Ante este escenario, es importante primero que nada que nos percatemos que la prioridad de los países desarrollados pasa por un lado por la protección de sus propias industrias de exportación, y por el otro por comoditizar todos aquellos suministros críticos que no tengan más remedio que importar. Por ende, toda medida de liberalización que afecte a nuestro estratégico complejo agroindustrial no puede tomarse a la ligera, y menos en aras de satisfacer principios de libre comercio que en la instancia actual no respetan ni sus propios ideólogos.
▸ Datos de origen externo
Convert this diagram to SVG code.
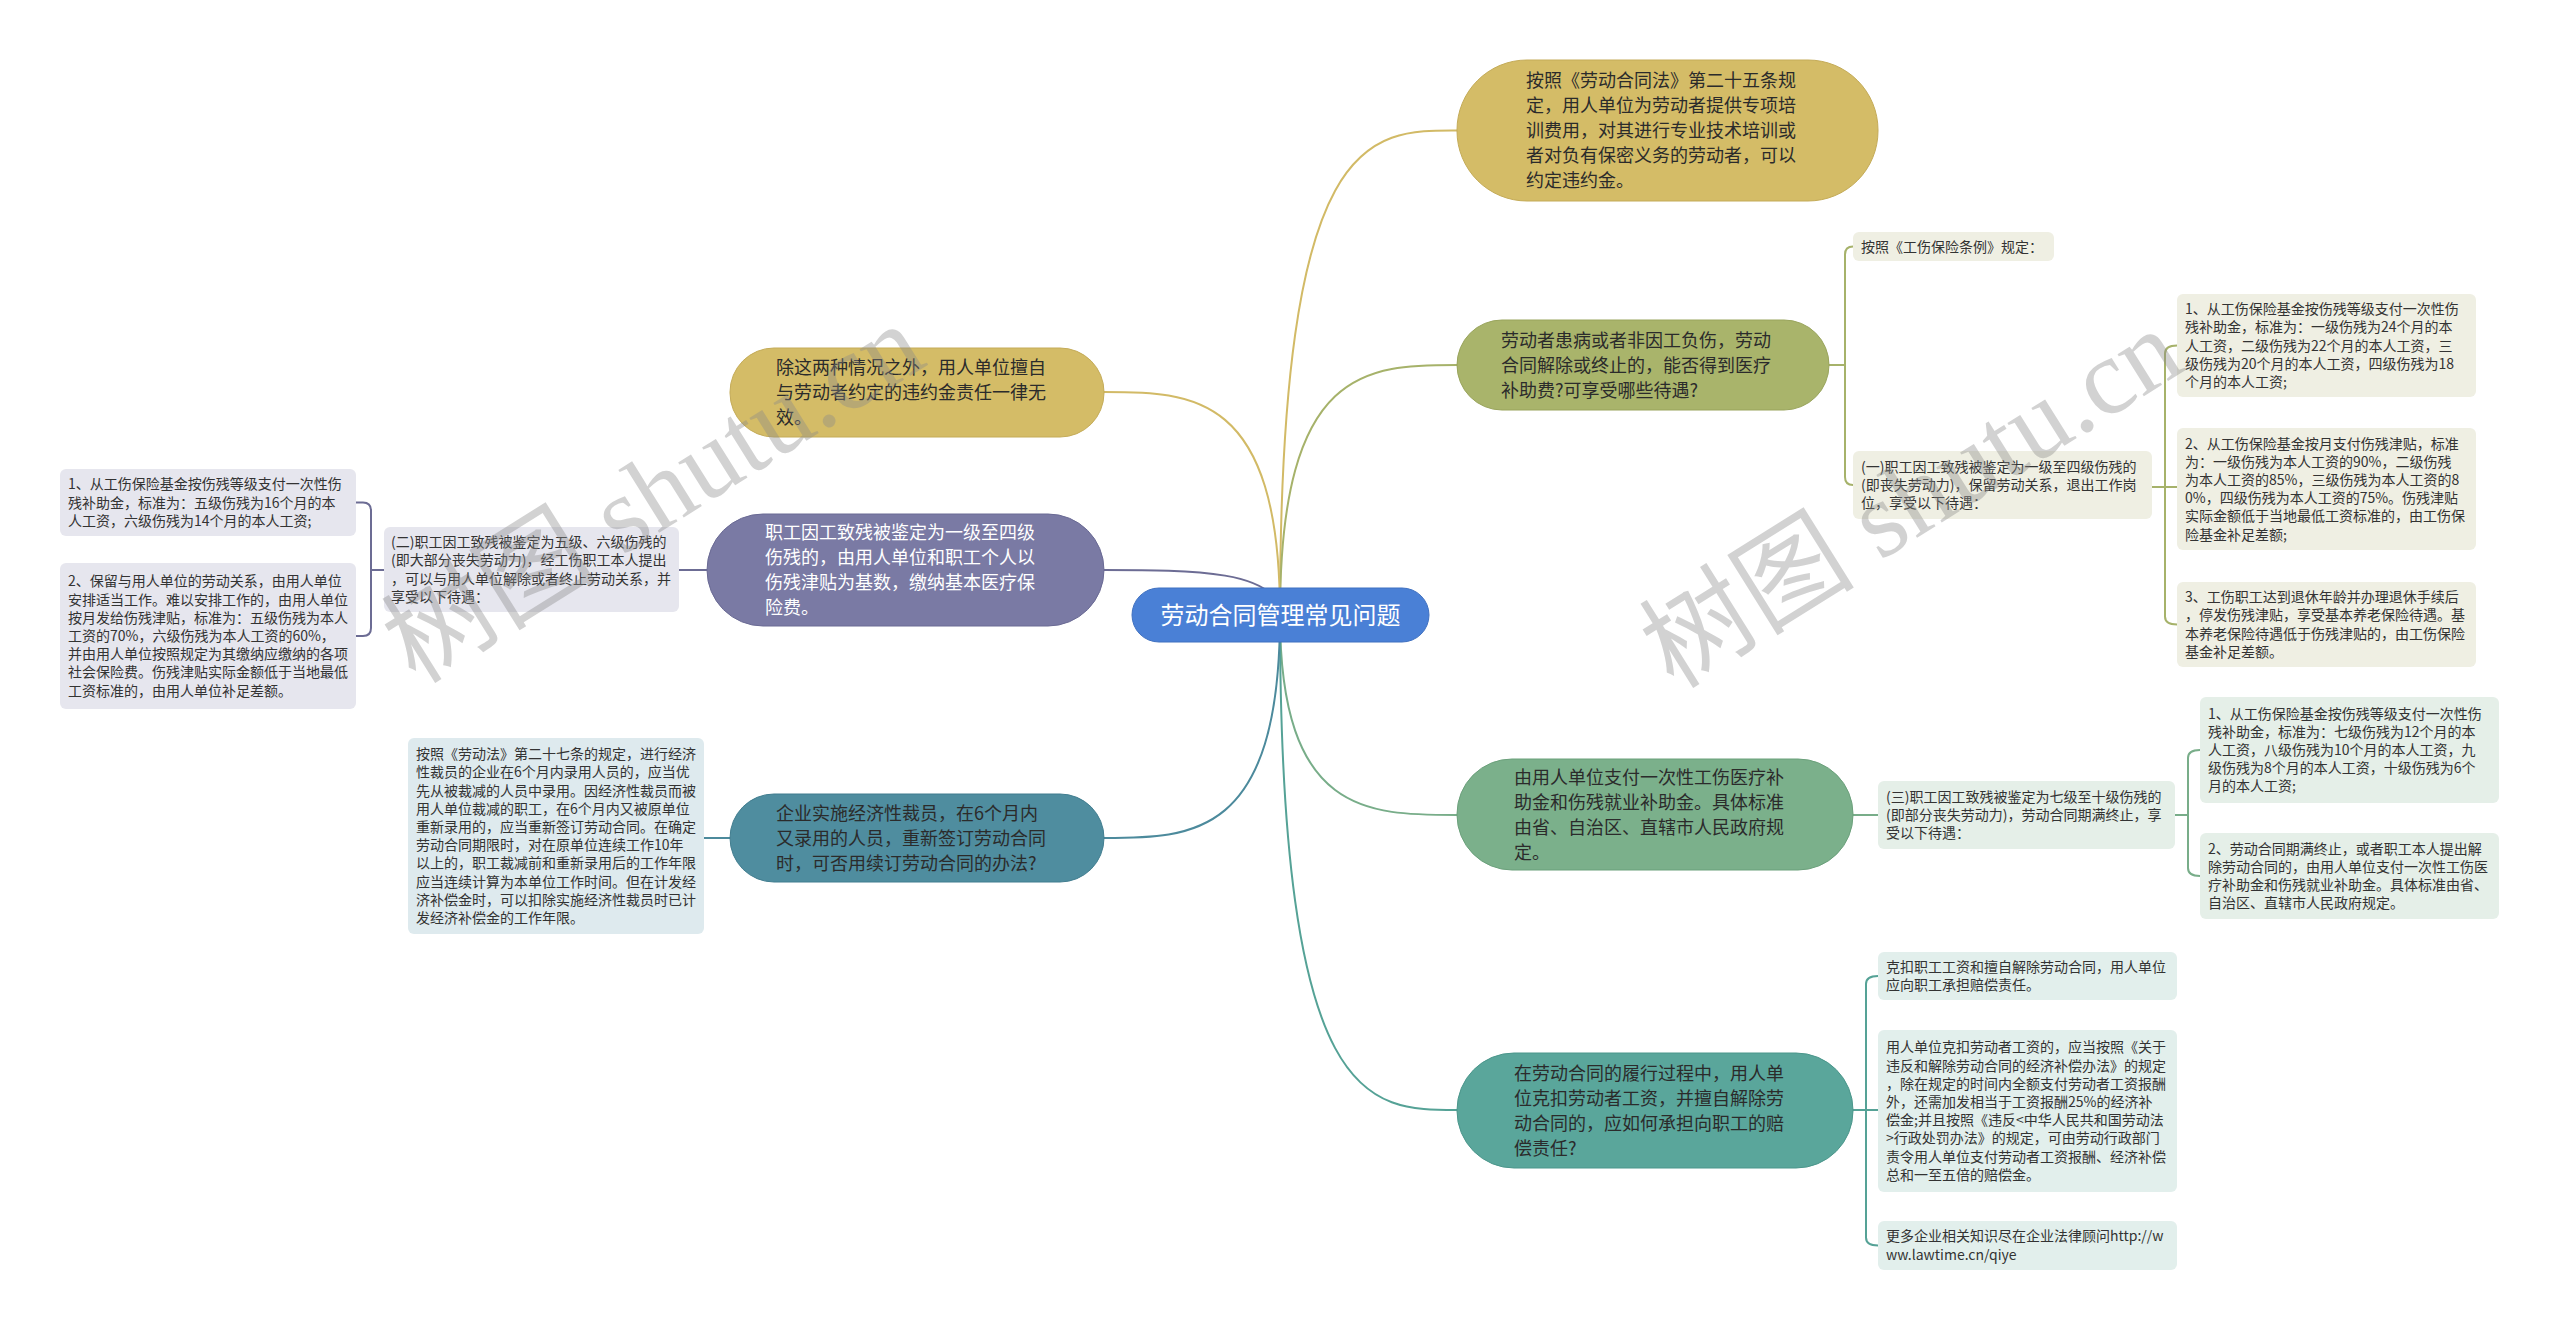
<svg xmlns="http://www.w3.org/2000/svg" width="2560" height="1333" viewBox="0 0 2560 1333">
<style>
text{font-family:"Noto Sans CJK SC","Noto Sans",sans-serif;}
.nt{font-size:18px;fill:#2b2b2b;}
.nw{font-size:18px;fill:#ffffff;}
.lt{font-size:14px;fill:#333333;}
.c{fill:none;stroke-width:2;}
.gold{stroke:#d2ba66;} .olive{stroke:#a6b26a;} .green{stroke:#78ad89;} .teal{stroke:#55a296;} .purple{stroke:#6c6c94;} .tb{stroke:#4c8a9c;}
.wm{font-family:"Liberation Serif","Noto Sans CJK SC",serif;font-size:108px;fill:#8a8a8a;opacity:0.38;}
</style>
<rect width="2560" height="1333" fill="#ffffff"/>
<g id="connectors">
<path class="c gold" d="M1280 615 C1280 130 1368 130 1457 130.5"/>
<path class="c olive" d="M1280 615 C1280 365 1368 365 1457 365"/>
<path class="c green" d="M1280 615 C1280 815 1368 815 1457 815"/>
<path class="c teal" d="M1280 615 C1280 1110 1368 1110 1457 1110"/>
<path class="c gold" d="M1280 615 C1280 392 1192 392 1104 392"/>
<path class="c purple" d="M1280 615 C1280 570 1192 570 1104 570"/>
<path class="c tb" d="M1280 615 C1280 838 1192 838 1104 838"/>
<path class="c olive" d="M1829 365 H1845 M1853 246.5 Q1845 246.5 1845 254.5 V477 Q1845 485 1853 485"/>
<path class="c olive" d="M2152 487 H2177 M2177 345.5 Q2165 345.5 2165 353.5 V616.5 Q2165 624.5 2177 624.5"/>
<path class="c green" d="M1853 815 H1878 M2175 815 H2188 M2200 750 Q2188 750 2188 758 V868 Q2188 876 2200 876"/>
<path class="c teal" d="M1853 1110 H1878 M1878 976 Q1866 976 1866 984 V1237.5 Q1866 1245.5 1878 1245.5"/>
<path class="c purple" d="M707 570 H679 M384 570 H371 M356 502.5 H363 Q371 502.5 371 510.5 V628 Q371 636 363 636 H356"/>
<path class="c tb" d="M730 838 H704"/>
</g>
<g id="root">
<rect x="1132" y="588" width="297" height="54" rx="27" fill="#4a80d6" stroke="#3f70c0" stroke-width="1"/>
<text x="1280.5" y="623.5" text-anchor="middle" style="font-size:24px;fill:#ffffff">劳动合同管理常见问题</text>
</g>
<g id="n1">
<rect x="1457" y="60" width="421" height="141" rx="70" fill="#d4bc67" stroke="#c4ab58" stroke-width="1"/>
<text class="nt" x="1526" y="87"><tspan x="1526">按照《劳动合同法》第二十五条规</tspan><tspan x="1526" dy="25">定，用人单位为劳动者提供专项培</tspan><tspan x="1526" dy="25">训费用，对其进行专业技术培训或</tspan><tspan x="1526" dy="25">者对负有保密义务的劳动者，可以</tspan><tspan x="1526" dy="25">约定违约金。</tspan></text>
</g>
<g id="n2">
<rect x="1457" y="320" width="372" height="90" rx="45" fill="#a9b46b" stroke="#99a45c" stroke-width="1"/>
<text class="nt" x="1501" y="346.5"><tspan x="1501">劳动者患病或者非因工负伤，劳动</tspan><tspan x="1501" dy="25">合同解除或终止的，能否得到医疗</tspan><tspan x="1501" dy="25">补助费?可享受哪些待遇?</tspan></text>
</g>
<g id="n3">
<rect x="1457" y="759" width="396" height="111" rx="55" fill="#7bb08b" stroke="#6ba07b" stroke-width="1"/>
<text class="nt" x="1514" y="783.5"><tspan x="1514">由用人单位支付一次性工伤医疗补</tspan><tspan x="1514" dy="25">助金和伤残就业补助金。具体标准</tspan><tspan x="1514" dy="25">由省、自治区、直辖市人民政府规</tspan><tspan x="1514" dy="25">定。</tspan></text>
</g>
<g id="n4">
<rect x="1457" y="1053" width="396" height="115" rx="57" fill="#5aa69b" stroke="#4b968b" stroke-width="1"/>
<text class="nt" x="1514" y="1079.5"><tspan x="1514">在劳动合同的履行过程中，用人单</tspan><tspan x="1514" dy="25">位克扣劳动者工资，并擅自解除劳</tspan><tspan x="1514" dy="25">动合同的，应如何承担向职工的赔</tspan><tspan x="1514" dy="25">偿责任?</tspan></text>
</g>
<g id="n5">
<rect x="730" y="348" width="374" height="89" rx="44" fill="#d4bc67" stroke="#c4ab58" stroke-width="1"/>
<text class="nt" x="776" y="374"><tspan x="776">除这两种情况之外，用人单位擅自</tspan><tspan x="776" dy="25">与劳动者约定的违约金责任一律无</tspan><tspan x="776" dy="25">效。</tspan></text>
</g>
<g id="n6">
<rect x="707" y="514" width="397" height="112" rx="56" fill="#7a7aa4" stroke="#6a6a94" stroke-width="1"/>
<text class="nw" x="765" y="539"><tspan x="765">职工因工致残被鉴定为一级至四级</tspan><tspan x="765" dy="25">伤残的，由用人单位和职工个人以</tspan><tspan x="765" dy="25">伤残津贴为基数，缴纳基本医疗保</tspan><tspan x="765" dy="25">险费。</tspan></text>
</g>
<g id="n7">
<rect x="730" y="794" width="374" height="88" rx="44" fill="#4f8d9f" stroke="#417d8f" stroke-width="1"/>
<text class="nt" x="776" y="819.5"><tspan x="776">企业实施经济性裁员，在6个月内</tspan><tspan x="776" dy="25">又录用的人员，重新签订劳动合同</tspan><tspan x="776" dy="25">时，可否用续订劳动合同的办法?</tspan></text>
</g>
<g id="l0">
<rect x="1853" y="232" width="201" height="29" rx="6" fill="#efefe3"/>
<text class="lt" x="1861" y="251.5">按照《工伤保险条例》规定：</text>
</g>
<g id="l1">
<rect x="1853" y="451" width="299" height="68" rx="6" fill="#efefe3"/>
<text class="lt" x="1861" y="471.8"><tspan x="1861">(一)职工因工致残被鉴定为一级至四级伤残的</tspan><tspan x="1861" dy="18.2">(即丧失劳动力)，保留劳动关系，退出工作岗</tspan><tspan x="1861" dy="18.2">位，享受以下待遇：</tspan></text>
</g>
<g id="la">
<rect x="2177" y="294" width="299" height="103" rx="6" fill="#efefe3"/>
<text class="lt" x="2185" y="314.1"><tspan x="2185">1、从工伤保险基金按伤残等级支付一次性伤</tspan><tspan x="2185" dy="18.2">残补助金，标准为：一级伤残为24个月的本</tspan><tspan x="2185" dy="18.2">人工资，二级伤残为22个月的本人工资，三</tspan><tspan x="2185" dy="18.2">级伤残为20个月的本人工资，四级伤残为18</tspan><tspan x="2185" dy="18.2">个月的本人工资;</tspan></text>
</g>
<g id="lb">
<rect x="2177" y="428" width="299" height="122" rx="6" fill="#efefe3"/>
<text class="lt" x="2185" y="448.5"><tspan x="2185">2、从工伤保险基金按月支付伤残津贴，标准</tspan><tspan x="2185" dy="18.2">为：一级伤残为本人工资的90%，二级伤残</tspan><tspan x="2185" dy="18.2">为本人工资的85%，三级伤残为本人工资的8</tspan><tspan x="2185" dy="18.2">0%，四级伤残为本人工资的75%。伤残津贴</tspan><tspan x="2185" dy="18.2">实际金额低于当地最低工资标准的，由工伤保</tspan><tspan x="2185" dy="18.2">险基金补足差额;</tspan></text>
</g>
<g id="lc">
<rect x="2177" y="582" width="299" height="85" rx="6" fill="#efefe3"/>
<text class="lt" x="2185" y="602.2"><tspan x="2185">3、工伤职工达到退休年龄并办理退休手续后</tspan><tspan x="2185" dy="18.2">，停发伤残津贴，享受基本养老保险待遇。基</tspan><tspan x="2185" dy="18.2">本养老保险待遇低于伤残津贴的，由工伤保险</tspan><tspan x="2185" dy="18.2">基金补足差额。</tspan></text>
</g>
<g id="l3">
<rect x="1878" y="781" width="297" height="68" rx="6" fill="#e5efe8"/>
<text class="lt" x="1886" y="801.8"><tspan x="1886">(三)职工因工致残被鉴定为七级至十级伤残的</tspan><tspan x="1886" dy="18.2">(即部分丧失劳动力)，劳动合同期满终止，享</tspan><tspan x="1886" dy="18.2">受以下待遇：</tspan></text>
</g>
<g id="ld">
<rect x="2200" y="697" width="299" height="106" rx="6" fill="#e5efe8"/>
<text class="lt" x="2208" y="718.6"><tspan x="2208">1、从工伤保险基金按伤残等级支付一次性伤</tspan><tspan x="2208" dy="18.2">残补助金，标准为：七级伤残为12个月的本</tspan><tspan x="2208" dy="18.2">人工资，八级伤残为10个月的本人工资，九</tspan><tspan x="2208" dy="18.2">级伤残为8个月的本人工资，十级伤残为6个</tspan><tspan x="2208" dy="18.2">月的本人工资;</tspan></text>
</g>
<g id="le">
<rect x="2200" y="833" width="299" height="86" rx="6" fill="#e5efe8"/>
<text class="lt" x="2208" y="853.7"><tspan x="2208">2、劳动合同期满终止，或者职工本人提出解</tspan><tspan x="2208" dy="18.2">除劳动合同的，由用人单位支付一次性工伤医</tspan><tspan x="2208" dy="18.2">疗补助金和伤残就业补助金。具体标准由省、</tspan><tspan x="2208" dy="18.2">自治区、直辖市人民政府规定。</tspan></text>
</g>
<g id="lf">
<rect x="1878" y="952" width="299" height="48" rx="6" fill="#e2efec"/>
<text class="lt" x="1886" y="971.9"><tspan x="1886">克扣职工工资和擅自解除劳动合同，用人单位</tspan><tspan x="1886" dy="18.2">应向职工承担赔偿责任。</tspan></text>
</g>
<g id="lg">
<rect x="1878" y="1030" width="299" height="162" rx="6" fill="#e2efec"/>
<text class="lt" x="1886" y="1052.3"><tspan x="1886">用人单位克扣劳动者工资的，应当按照《关于</tspan><tspan x="1886" dy="18.2">违反和解除劳动合同的经济补偿办法》的规定</tspan><tspan x="1886" dy="18.2">，除在规定的时间内全额支付劳动者工资报酬</tspan><tspan x="1886" dy="18.2">外，还需加发相当于工资报酬25%的经济补</tspan><tspan x="1886" dy="18.2">偿金;并且按照《违反&lt;中华人民共和国劳动法</tspan><tspan x="1886" dy="18.2">&gt;行政处罚办法》的规定，可由劳动行政部门</tspan><tspan x="1886" dy="18.2">责令用人单位支付劳动者工资报酬、经济补偿</tspan><tspan x="1886" dy="18.2">总和一至五倍的赔偿金。</tspan></text>
</g>
<g id="lh">
<rect x="1878" y="1221" width="299" height="49" rx="6" fill="#e2efec"/>
<text class="lt" x="1886" y="1241.4"><tspan x="1886">更多企业相关知识尽在企业法律顾问http://w</tspan><tspan x="1886" dy="18.2">ww.lawtime.cn/qiye</tspan></text>
</g>
<g id="l2">
<rect x="384" y="527" width="295" height="85" rx="6" fill="#e6e6ee"/>
<text class="lt" x="391" y="547.2"><tspan x="391">(二)职工因工致残被鉴定为五级、六级伤残的</tspan><tspan x="391" dy="18.2">(即大部分丧失劳动力)，经工伤职工本人提出</tspan><tspan x="391" dy="18.2">，可以与用人单位解除或者终止劳动关系，并</tspan><tspan x="391" dy="18.2">享受以下待遇：</tspan></text>
</g>
<g id="li">
<rect x="60" y="469" width="296" height="67" rx="6" fill="#e6e6ee"/>
<text class="lt" x="68" y="489.3"><tspan x="68">1、从工伤保险基金按伤残等级支付一次性伤</tspan><tspan x="68" dy="18.2">残补助金，标准为：五级伤残为16个月的本</tspan><tspan x="68" dy="18.2">人工资，六级伤残为14个月的本人工资;</tspan></text>
</g>
<g id="lj">
<rect x="60" y="563" width="296" height="146" rx="6" fill="#e6e6ee"/>
<text class="lt" x="68" y="586.4"><tspan x="68">2、保留与用人单位的劳动关系，由用人单位</tspan><tspan x="68" dy="18.2">安排适当工作。难以安排工作的，由用人单位</tspan><tspan x="68" dy="18.2">按月发给伤残津贴，标准为：五级伤残为本人</tspan><tspan x="68" dy="18.2">工资的70%，六级伤残为本人工资的60%，</tspan><tspan x="68" dy="18.2">并由用人单位按照规定为其缴纳应缴纳的各项</tspan><tspan x="68" dy="18.2">社会保险费。伤残津贴实际金额低于当地最低</tspan><tspan x="68" dy="18.2">工资标准的，由用人单位补足差额。</tspan></text>
</g>
<g id="lk">
<rect x="408" y="738" width="296" height="196" rx="6" fill="#deeaee"/>
<text class="lt" x="416" y="759.1"><tspan x="416">按照《劳动法》第二十七条的规定，进行经济</tspan><tspan x="416" dy="18.2">性裁员的企业在6个月内录用人员的，应当优</tspan><tspan x="416" dy="18.2">先从被裁减的人员中录用。因经济性裁员而被</tspan><tspan x="416" dy="18.2">用人单位裁减的职工，在6个月内又被原单位</tspan><tspan x="416" dy="18.2">重新录用的，应当重新签订劳动合同。在确定</tspan><tspan x="416" dy="18.2">劳动合同期限时，对在原单位连续工作10年</tspan><tspan x="416" dy="18.2">以上的，职工裁减前和重新录用后的工作年限</tspan><tspan x="416" dy="18.2">应当连续计算为本单位工作时间。但在计发经</tspan><tspan x="416" dy="18.2">济补偿金时，可以扣除实施经济性裁员时已计</tspan><tspan x="416" dy="18.2">发经济补偿金的工作年限。</tspan></text>
</g>
<g id="watermark">
<text class="wm" x="653" y="530" text-anchor="middle" transform="rotate(-32 653 493)">树图 shutu.cn</text>
<text class="wm" x="1911" y="535" text-anchor="middle" transform="rotate(-32 1911 498)">树图 shutu.cn</text>
</g>
</svg>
En segundo lugar, será necesario que el Uruguay se plantee su propia estrategia de políticas industriales, insumo fundamental para respaldar cualquier decisión del poder político en cuanto a la asignación de recursos fiscales, evitando lo que el economista Mancur Olson definió como políticas con costos diseminados, pero con beneficios concentrados en grupos de interés particular. Las crecientes exenciones fiscales que nuestro país otorga a grandes superficies, cadenas de farmacias y zonas francas constituyen un claro ejemplo de la captura de rentas descrito por Olson, quien explicaba que la promoción del interés general requiere de instituciones que incentiven una adecuada resolución de los problemas de acción colectiva. Un ejemplo evidente del problema de acción colectiva es la incapacidad estatal de formular paquetes de incentivos que faciliten a los pequeños productores incorporar agua en sus parcelas.
Nuestro país cuenta con una formidable herramienta para resolver este problema, consagrada en la Constitución nacional y validada por la experiencia de muchos países desarrollados. Nos referimos al Consejo de Economía Nacional, previsto en los artículos 206 y 207 de la Constitución de 1967, institución que vienen reclamando desde hace tiempo el senador Guido Manini Ríos y La Mañana. Se trata de un instrumento que podría resultar clave para consensuar políticas industriales, al mismo tiempo que se convertiría en un antídoto eficaz contra los intentos de captura de rentas por parte de intereses particulares.